Thursday 20 June 2013

Body linens

That is to say - shirts and braies for the gents, smocks for the ladies. Cotton was a rare expensive luxury fabric in the later Middle Ages, as was silk. Nearly everyone would have worn linen next to the skin. Body linens were frequently washed and would have softened with use so are actually very comfortable and cool (a major factor if you are wearing armour on a hot day). For men a set of body linens consists of braies (like boxer shorts with a drawstring waist) and a shirt, which unlike later shirts would be simple in form without a collar or frills anywhere (I'm talking of the majority here; some aristocratic dandies may have had something fancier - there is a self-portrait of Durer wearing an embroidered shirt for instance, but even this has a simple boat-neck). Some had a slit at the front for ease of getting the shirt on and off, some of these have a tape stitched around the collar for tying. Earlier braies were much fuller and longer, with a drawstring (or tape) which emerged from the waist at several places to provide an anchor-point for the laces holding up the separate hose. Once joined hose with a codpiece (see separate entry on hose, to follow) started to be worn from around 1400 onwards, braies 'shrank' to something a lot briefer and closer-fitting.

Any shirt longer than hip length becomes a nuisance under joined hose and leg armour; the few contemporary depictions of shirts bear this out. Old linens, btw, would be recycled as linen-rag paper.

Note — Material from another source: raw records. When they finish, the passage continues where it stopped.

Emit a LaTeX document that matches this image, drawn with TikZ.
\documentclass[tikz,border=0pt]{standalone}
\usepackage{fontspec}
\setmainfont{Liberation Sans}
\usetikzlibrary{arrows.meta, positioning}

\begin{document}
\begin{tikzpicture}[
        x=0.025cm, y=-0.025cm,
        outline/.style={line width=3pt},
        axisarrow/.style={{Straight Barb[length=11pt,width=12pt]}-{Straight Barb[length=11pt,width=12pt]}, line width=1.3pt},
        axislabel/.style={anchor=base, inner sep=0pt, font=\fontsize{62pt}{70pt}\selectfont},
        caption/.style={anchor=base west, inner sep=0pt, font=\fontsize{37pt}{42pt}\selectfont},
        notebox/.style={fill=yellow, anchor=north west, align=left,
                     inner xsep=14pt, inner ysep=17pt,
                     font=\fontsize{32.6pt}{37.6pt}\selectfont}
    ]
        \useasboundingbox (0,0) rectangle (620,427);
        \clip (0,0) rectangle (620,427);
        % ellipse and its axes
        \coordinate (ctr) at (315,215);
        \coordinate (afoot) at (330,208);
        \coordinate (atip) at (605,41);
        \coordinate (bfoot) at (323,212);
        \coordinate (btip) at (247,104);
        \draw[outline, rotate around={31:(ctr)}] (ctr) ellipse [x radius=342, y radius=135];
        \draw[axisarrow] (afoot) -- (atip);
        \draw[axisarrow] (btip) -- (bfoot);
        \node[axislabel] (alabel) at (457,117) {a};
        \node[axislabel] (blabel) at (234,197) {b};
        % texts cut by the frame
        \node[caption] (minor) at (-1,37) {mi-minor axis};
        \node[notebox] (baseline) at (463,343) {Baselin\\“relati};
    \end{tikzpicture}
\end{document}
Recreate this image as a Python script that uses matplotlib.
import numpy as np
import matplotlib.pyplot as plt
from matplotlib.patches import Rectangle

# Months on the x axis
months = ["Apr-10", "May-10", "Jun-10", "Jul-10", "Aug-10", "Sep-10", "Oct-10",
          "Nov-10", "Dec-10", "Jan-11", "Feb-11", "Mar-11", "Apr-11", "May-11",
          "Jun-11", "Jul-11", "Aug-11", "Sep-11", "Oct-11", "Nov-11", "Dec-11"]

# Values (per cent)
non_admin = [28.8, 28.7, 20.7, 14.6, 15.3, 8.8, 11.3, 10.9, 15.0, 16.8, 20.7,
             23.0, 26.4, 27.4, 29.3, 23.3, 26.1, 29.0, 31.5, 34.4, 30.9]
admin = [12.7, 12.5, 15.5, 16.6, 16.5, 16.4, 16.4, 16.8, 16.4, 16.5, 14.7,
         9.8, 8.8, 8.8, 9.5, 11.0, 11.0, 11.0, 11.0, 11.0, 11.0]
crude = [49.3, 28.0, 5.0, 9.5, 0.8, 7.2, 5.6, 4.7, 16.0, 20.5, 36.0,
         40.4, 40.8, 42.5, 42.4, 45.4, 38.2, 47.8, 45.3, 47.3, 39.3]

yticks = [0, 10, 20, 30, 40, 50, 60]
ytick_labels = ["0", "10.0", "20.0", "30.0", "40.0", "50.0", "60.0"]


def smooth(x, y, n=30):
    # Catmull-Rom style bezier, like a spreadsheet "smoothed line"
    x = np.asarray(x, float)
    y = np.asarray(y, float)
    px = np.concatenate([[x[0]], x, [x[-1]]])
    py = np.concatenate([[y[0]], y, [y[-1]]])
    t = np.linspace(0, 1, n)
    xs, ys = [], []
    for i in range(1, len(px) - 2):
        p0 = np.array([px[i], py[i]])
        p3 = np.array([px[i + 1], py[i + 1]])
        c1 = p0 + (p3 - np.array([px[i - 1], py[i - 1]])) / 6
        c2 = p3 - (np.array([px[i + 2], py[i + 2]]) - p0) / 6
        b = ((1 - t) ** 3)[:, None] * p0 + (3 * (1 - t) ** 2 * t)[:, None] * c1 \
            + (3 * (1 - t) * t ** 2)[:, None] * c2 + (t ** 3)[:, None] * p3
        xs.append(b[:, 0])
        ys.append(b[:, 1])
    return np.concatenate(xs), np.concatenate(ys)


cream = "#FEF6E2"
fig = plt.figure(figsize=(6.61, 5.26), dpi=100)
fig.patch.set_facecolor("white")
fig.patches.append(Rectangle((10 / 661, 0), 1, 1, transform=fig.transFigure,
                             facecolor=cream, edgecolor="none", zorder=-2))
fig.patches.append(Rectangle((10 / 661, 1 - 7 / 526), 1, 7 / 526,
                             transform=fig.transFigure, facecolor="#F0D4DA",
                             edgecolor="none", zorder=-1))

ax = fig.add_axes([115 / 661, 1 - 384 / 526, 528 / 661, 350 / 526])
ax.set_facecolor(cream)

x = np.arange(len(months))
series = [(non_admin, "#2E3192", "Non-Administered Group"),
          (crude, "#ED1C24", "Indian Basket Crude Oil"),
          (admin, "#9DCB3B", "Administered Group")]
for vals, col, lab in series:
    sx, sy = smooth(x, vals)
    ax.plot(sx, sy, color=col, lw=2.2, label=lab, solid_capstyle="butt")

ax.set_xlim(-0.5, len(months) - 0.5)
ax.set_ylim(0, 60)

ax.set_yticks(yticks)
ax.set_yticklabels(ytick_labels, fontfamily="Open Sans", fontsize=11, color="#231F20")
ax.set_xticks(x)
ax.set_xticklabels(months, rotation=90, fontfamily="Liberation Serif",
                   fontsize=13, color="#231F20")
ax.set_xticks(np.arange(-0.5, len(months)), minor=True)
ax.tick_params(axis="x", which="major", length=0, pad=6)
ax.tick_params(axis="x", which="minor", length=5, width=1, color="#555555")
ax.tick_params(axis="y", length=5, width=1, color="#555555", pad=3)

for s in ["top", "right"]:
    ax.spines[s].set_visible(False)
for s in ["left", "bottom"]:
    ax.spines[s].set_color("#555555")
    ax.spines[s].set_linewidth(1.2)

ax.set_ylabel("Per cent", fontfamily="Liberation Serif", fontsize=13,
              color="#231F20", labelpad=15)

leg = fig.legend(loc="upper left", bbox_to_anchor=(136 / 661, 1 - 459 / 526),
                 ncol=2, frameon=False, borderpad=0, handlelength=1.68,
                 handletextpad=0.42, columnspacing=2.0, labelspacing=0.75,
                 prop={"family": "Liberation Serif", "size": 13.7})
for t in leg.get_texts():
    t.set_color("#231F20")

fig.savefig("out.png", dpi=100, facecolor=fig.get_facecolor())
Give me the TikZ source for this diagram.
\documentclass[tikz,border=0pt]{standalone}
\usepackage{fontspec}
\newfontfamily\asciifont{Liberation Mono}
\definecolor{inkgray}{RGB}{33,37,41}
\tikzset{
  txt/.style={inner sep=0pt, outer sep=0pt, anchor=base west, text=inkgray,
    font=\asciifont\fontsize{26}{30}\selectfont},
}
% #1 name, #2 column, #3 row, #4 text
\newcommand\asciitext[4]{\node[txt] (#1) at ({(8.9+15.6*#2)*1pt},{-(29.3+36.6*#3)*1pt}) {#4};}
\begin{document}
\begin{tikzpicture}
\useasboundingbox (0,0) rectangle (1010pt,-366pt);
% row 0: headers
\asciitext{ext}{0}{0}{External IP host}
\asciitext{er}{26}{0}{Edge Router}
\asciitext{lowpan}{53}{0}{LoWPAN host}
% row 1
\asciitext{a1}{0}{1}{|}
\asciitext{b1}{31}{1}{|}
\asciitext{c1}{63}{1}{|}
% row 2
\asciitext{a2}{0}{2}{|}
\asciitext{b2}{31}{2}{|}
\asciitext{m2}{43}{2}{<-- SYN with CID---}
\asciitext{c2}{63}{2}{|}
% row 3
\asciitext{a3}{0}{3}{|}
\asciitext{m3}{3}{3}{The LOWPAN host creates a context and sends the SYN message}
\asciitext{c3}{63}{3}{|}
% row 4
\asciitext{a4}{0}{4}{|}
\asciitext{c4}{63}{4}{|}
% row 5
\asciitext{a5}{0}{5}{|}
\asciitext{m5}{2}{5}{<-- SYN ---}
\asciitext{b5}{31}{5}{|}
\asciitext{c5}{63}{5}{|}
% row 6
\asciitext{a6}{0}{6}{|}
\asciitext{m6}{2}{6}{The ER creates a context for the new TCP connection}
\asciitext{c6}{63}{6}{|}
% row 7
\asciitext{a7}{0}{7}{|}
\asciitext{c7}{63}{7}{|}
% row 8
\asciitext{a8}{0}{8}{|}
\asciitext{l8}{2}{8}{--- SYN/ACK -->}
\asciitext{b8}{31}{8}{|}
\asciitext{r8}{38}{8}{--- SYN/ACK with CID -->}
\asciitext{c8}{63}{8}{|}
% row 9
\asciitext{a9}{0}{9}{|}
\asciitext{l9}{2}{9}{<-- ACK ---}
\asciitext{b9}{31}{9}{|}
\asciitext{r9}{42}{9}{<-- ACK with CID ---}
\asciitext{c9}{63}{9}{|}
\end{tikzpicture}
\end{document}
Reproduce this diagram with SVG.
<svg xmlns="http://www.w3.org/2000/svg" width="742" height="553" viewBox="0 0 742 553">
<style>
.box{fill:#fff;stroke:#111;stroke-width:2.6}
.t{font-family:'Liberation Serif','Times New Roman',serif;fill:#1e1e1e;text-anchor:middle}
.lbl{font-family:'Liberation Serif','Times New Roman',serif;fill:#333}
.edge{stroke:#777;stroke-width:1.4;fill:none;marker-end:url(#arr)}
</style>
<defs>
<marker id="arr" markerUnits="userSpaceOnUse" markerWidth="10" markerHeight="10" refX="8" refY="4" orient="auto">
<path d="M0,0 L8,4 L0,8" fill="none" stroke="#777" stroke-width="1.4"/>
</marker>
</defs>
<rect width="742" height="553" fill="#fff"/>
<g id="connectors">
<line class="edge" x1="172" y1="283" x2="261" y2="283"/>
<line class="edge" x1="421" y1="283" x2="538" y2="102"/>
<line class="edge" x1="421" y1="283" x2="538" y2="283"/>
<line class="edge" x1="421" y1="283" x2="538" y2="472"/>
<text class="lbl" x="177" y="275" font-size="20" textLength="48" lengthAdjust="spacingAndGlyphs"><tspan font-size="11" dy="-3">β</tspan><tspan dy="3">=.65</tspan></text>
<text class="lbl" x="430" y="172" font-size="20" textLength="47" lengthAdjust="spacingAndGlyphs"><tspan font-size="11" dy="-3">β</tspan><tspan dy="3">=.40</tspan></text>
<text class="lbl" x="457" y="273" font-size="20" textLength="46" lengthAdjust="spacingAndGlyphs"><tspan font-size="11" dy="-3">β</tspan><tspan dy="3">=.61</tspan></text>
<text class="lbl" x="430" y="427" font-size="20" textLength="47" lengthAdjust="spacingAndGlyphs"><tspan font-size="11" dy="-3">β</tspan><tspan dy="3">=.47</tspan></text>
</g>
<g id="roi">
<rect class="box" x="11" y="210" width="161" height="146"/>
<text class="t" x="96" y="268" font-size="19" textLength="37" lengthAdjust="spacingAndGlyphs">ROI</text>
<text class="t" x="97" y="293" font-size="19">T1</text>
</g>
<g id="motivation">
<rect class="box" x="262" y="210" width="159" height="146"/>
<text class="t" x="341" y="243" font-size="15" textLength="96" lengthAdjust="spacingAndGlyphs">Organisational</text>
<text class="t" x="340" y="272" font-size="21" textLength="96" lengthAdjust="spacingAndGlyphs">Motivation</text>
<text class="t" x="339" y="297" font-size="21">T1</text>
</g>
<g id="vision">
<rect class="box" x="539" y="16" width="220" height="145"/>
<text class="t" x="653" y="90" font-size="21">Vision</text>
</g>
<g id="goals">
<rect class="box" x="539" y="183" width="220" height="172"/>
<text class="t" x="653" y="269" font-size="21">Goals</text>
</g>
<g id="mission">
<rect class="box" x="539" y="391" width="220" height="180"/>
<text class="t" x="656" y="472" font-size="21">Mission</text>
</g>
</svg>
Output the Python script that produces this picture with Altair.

A shirt with a belt over the top is fine if you want to play at being a pirate but nonsensical as period costume (what's holding your hose up? And if you're wearing split hose tied to the braies-girdle, why are you showing everyone your knickers?).
The above picture is from the Tres Riches Heures du Duc de Berry of around 1412-16 (French); the male reapers in the background have stripped down to shirts and braies; the women in front are revealing the sleeves and - in the case of the right-hand figure - hem of their smocks. The men's shirts represent, unusually, a range of colours, presumably achieved with the standard woad (blue) and madder (read) dyes.
A study of hanged men by Pisanello (Italian), dating from the 1430s. Shows shirts and braies.